Cheryl and I started last night by stopping by a wine bar in Lompoc called D'vine.  It was our first time there.  We'll be sure to go back.  We had some nice local wine and heard some great music by Owen Plant (who we have coming back to the Cambridge Drive Concert Series in January).  We weren't planning to eat anything but they had this desert that wouldn't let us not try it.  It was a dark chocolate chili tart with candied apple smoked bacon.  It was soooo good and was just perfect with red wine.

Today... I'm beginning by trying to put off finishing my sermon.  It is not an easy passage (Matthew 21:33-46) and I've never preached on it before so I can't even cheat and pull out an old sermon.  So, I blog first and then I'll get back to it.

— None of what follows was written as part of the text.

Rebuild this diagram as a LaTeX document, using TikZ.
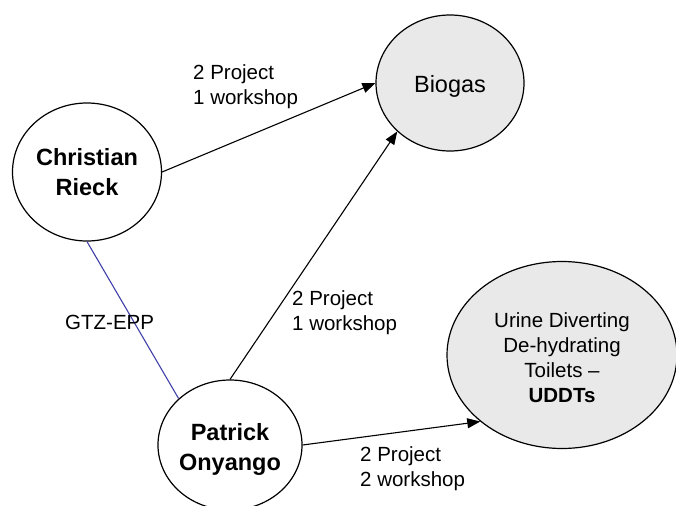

For dinner, like many folk, the birthday person gets to pick either a favorite restaurant or a favorite meal.  Cheryl is an amazing cook.  She can do sophisticated and fancy and she can also do peasant food.  I like both.  We can get sophisticated pretty easily in Santa Barbara and some kinds of peasant food, especially Mexican, but other peasant foods are just not available.  Good pizza is very difficult to get on the west coast period and the people's Italian food is almost as difficult to find.  Back in Philly and Pittsburgh, every few blocks there was a knock you off the bar stool neighborhood Italian restaurant.  Here... there just aren't.  Cheryl makes a red sauce, called gravy in Philly, that is as good as any I've ever had anywhere  and a killer meatball.  So that is what I requested.  We'll have a nice super Tuscan, the Tocata Riserva from Mandolina and some store bought deserts.  Cheryl also makes some amazing deserts but if she made an entire flour less chocolate torte I'd eat it.  So we bought deserts from a local bakery.  They won't be as good as hers, but I'll be finished with it this evening and won't have all of those evil calories calling me.

Now... back to the sermon.  Thanks for the diversion.